Mass deportations are one of those things that are popular only when they are not happening. It sounds to a lot of low info voter types as though it would be good, because they don't think far enough ahead to realize that would entail other consequences (in particular, the previously mentioned spike in food prices).
However, I don't think that applies to you, you are not a low info voter and you obviously do think things through enough to post here.
So, let's try to think this through.
If Trump changes course and actually does begin mass deportations, then it will play out similarly to the tariffs, with it starting to become unpopular as soon as it starts to have real tangible real world economic collateral damage. Suddenly there would be nobody to pick crops from the fields, nobody to milk the cows, and nobody to chop up the meat in the meat packing plants.

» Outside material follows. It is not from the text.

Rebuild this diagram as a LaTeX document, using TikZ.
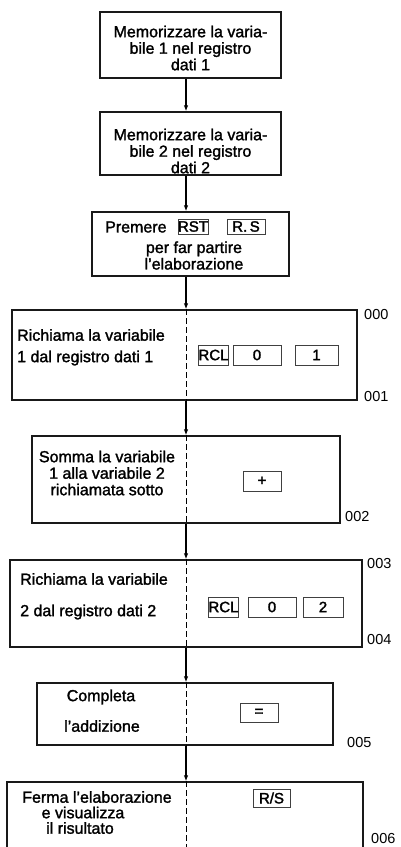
\documentclass[tikz,border=0pt]{standalone}
\usepackage{fontspec}
\setmainfont{Liberation Sans}
% slightly heavier face for the printed texts of the chart
\newfontfamily\chartfont{Liberation Sans}[FakeBold=1.6]
\newfontfamily\keyfont{Liberation Sans}[FakeBold=2.0]
\usetikzlibrary{arrows.meta}
\begin{document}
\begin{tikzpicture}[x=1pt,y=-1pt,
  box/.style={draw=black!90, line width=1.3pt, inner sep=0pt},
  flow/.style={line width=1.3pt, -{Latex[length=6pt,width=4.5pt]}},
  divider/.style={line width=0.9pt, dash pattern=on 6pt off 3pt},
  txt/.style={font=\chartfont\fontsize{16}{16.5}\selectfont, align=center, inner sep=0pt},
  ltxt/.style={font=\chartfont\fontsize{16}{16.5}\selectfont, anchor=west, inner sep=0pt},
  key/.style={draw=black!75, line width=0.7pt, minimum height=20pt, inner sep=0pt,
              font=\keyfont\fontsize{15}{15}\selectfont},
  addr/.style={font=\fontsize{14.5}{14.5}\selectfont, anchor=west, inner sep=0pt}
]
\useasboundingbox (0,0) rectangle (401,847);
\clip (0,0) rectangle (401,847);

% column along which the flow runs
\coordinate (axis) at (186,0);

% ---- preparatory steps ----
\node[box, minimum width=181pt, minimum height=66pt] (b1) at (190.5,45) {};
\node[txt] at (190.5,48) {Memorizzare la varia-\\bile 1 nel registro\\dati 1};

\node[box, minimum width=181pt, minimum height=63pt] (b2) at (190.5,143.5) {};
\node[txt] at (190.5,151) {Memorizzare la varia-\\bile 2 nel registro\\dati 2};

\node[box, minimum width=197pt, minimum height=64pt] (b3) at (190.5,244) {};
\node[ltxt] at (105,227) {Premere};
\node[key, minimum width=30pt, minimum height=15pt] (kRST) at (193,226.5) {RST};
\node[key, minimum width=38pt, minimum height=15pt] (kRS) at (246,226.5) {R.\,S};
\node[txt] at (194,255.5) {per far partire\\l’elaborazione};

% ---- program steps ----
\node[box, minimum width=345pt, minimum height=90pt] (b4) at (184.5,355) {};
\node[ltxt] at (17,335) {Richiama la variabile};
\node[ltxt] at (17,358) {1 dal registro dati 1};
\node[key, minimum width=27pt] (k41) at (213.5,355) {RCL};
\node[key, minimum width=48pt] (k42) at (257,355) {0};
\node[key, minimum width=43pt] (k43) at (316.5,355) {1};
\node[addr] (a000) at (364,315) {000};
\node[addr] (a001) at (364,397) {001};

\node[box, minimum width=308pt, minimum height=87pt] (b5) at (186,479.5) {};
\node[txt] at (107,473) {Somma la variabile\\1 alla variabile 2\\richiamata sotto};
\node[key, minimum width=38pt] (k5) at (262,481) {+};
\node[addr] (a002) at (345,517) {002};

\node[box, minimum width=352pt, minimum height=87pt] (b6) at (186,603.5) {};
\node[ltxt] at (20,579) {Richiama la variabile};
\node[ltxt] at (20,612) {2 dal registro dati 2};
\node[key, minimum width=27pt] (k61) at (223.5,607) {RCL};
\node[key, minimum width=48pt] (k62) at (272,607) {0};
\node[key, minimum width=40pt] (k63) at (323,607) {2};
\node[addr] (a003) at (367,563) {003};
\node[addr] (a004) at (367,639) {004};

\node[box, minimum width=296pt, minimum height=62pt] (b7) at (185,714) {};
\node[txt] at (101,697) {Completa};
\node[txt] at (102,726) {l’addizione};
\node[key, minimum width=38pt, minimum height=19pt] (k7) at (259,712.5) {=};
\node[addr] (a005) at (347,742) {005};

\node[box, minimum width=356pt, minimum height=110pt] (b8) at (185,837) {};
\node[txt] at (97,797) {Ferma l’elaborazione};
\node[txt] at (83,812.5) {e visualizza};
\node[txt] at (80,828) {il risultato};
\node[key, minimum width=37pt, minimum height=18pt] (k8) at (271.5,798) {R/S};
\node[addr] (a006) at (371,838) {006};

% ---- connectors ----
\draw[flow] (b1.south -| axis) -- (b2.north -| axis);
\draw[flow] (b2.south -| axis) -- (b3.north -| axis);
\draw[flow] (b3.south -| axis) -- (b4.north -| axis);
\draw[flow] (b4.south -| axis) -- (b5.north -| axis);
\draw[flow] (b5.south -| axis) -- (b6.north -| axis);
\draw[flow] (b6.south -| axis) -- (b7.north -| axis);
\draw[flow] (b7.south -| axis) -- (b8.north -| axis);

% dashed split between description and key sequence
\foreach \b in {b4,b5,b6,b7,b8}
  \draw[divider] (\b.north -| axis) -- (\b.south -| axis);
\end{tikzpicture}
\end{document}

Now, I assume what you are thinking is that would be a good thing, with the idea that it would raise wages. And in the short term, I do agree with you that at least to some degree it would.
However, it would primarily raise nominal wages in the sectors/jobs most affected which currently use the most immigrant labor. And by definition, those are the sectors/jobs that are least attractive to American workers currently. So for example, meat packing plants would have to raise wages in order to desperately try to persuade more American workers to work there. But nominal wages wouldn't rise - or wouldn't rise much in comparison - in the other sectors/jobs in which American workers are currently working. And for the American workers in those other sectors, real wages would drop, because they would all be paying a lot more for food and other things that were previously produced using immigrant labor.
Moreover, in the mid-to-long term, what would happen is that this would greatly increase the economic pressure for industries/jobs which previously had employed immigrant labor to innovate with the introduction of new labor-saving technology in order to reduce their skyrocketing labor costs. More research and development would be devoted to things like crop-picking-robots, and meat-packing robots, and because of the greater effort/focus on that sort of thing, breakthroughs would start to be made and robots that previously would have been uneconomical (because immigrant labor was cheaper) would become economical, and would start to displace the American labor that you want.
And then when this new labor-saving technology were introduced, that would reduce the pressure for higher nominal wages that the mass deportations achieved in the first place, so any of the wage gains for American workers you were hoping to get as a result of the mass deportations could prove to be just transitory blips.
So I don't think that this is really the great solution to making things better for American workers that you might think it is.